George Washington Papers

From George Washington to David Forman, 21 July 1781

Head Quarters Dobbs Ferry 21st July 1781.

Dear Sir

When I request your particular Care of the inclosed, it is necessary that I should inform you in the fullest confidence, and under the strictest injunctions of secrecy, that the Count de Grasse may be shortly expected with his whole fleet from the West Indies, whether he will first appear off the Hook or the capes of Virginia is uncertain—You will be pleased immediately, upon the receipt of this, to employ proper persons to keep a look out—The moment that a Fleet of heavy ships is discovered you will dispatch an express to me, and as soon as you can ascertain whether they are friends or Foes, another; If they prove to be the former you will oblige me by going on board the admiral and presenting the letter herewith.
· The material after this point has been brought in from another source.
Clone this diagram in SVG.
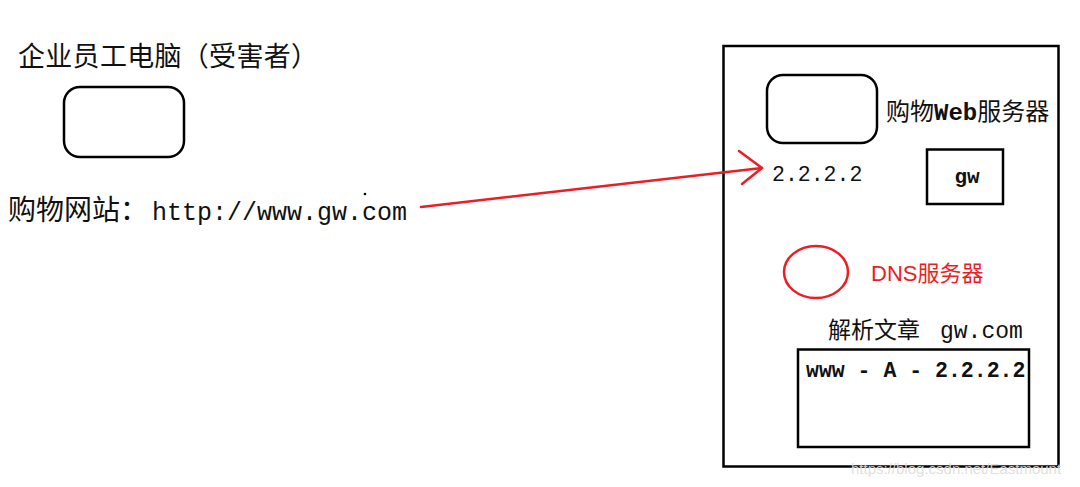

I have mentioned you to him as a Gentleman in whom he may place the fullest confidence—That intelligence may be communicated from you to me with the utmost dispatch you will be pleased to take some of the militia Horse into pay and station them at such distances between Monmouth and Dobb’s Ferry that they may perform the ride in twelve or fifteen hours—The Horsemen need not know the particular purpose for which they are stationed, but they must be ordered never to be a moment absent from their stages except when upon duty—The expence attending those and the persons who keep a look out I will be answerable for—You will be so good as to give me by the return of this, or in the chain which you shall establish, the present situation, number, strength, and station of the Enemy’s Ships—and as particular information of this kind may be very useful and consequential to me and to our French allies—I beg you will continue to keep me informed from time to time of any alterations which take place, either respecting their increase or decrease of numbers and strength[,] their different positions, and particular stations, within or without the Hook, that we may loose no advantages or suffer any misfortune for want of perfect information of the Enemy’s strength, Positions, or movements—I am with respect Dear Sir Your most obedient Servant

Go: Washington

NHi: George & Martha Washington Papers.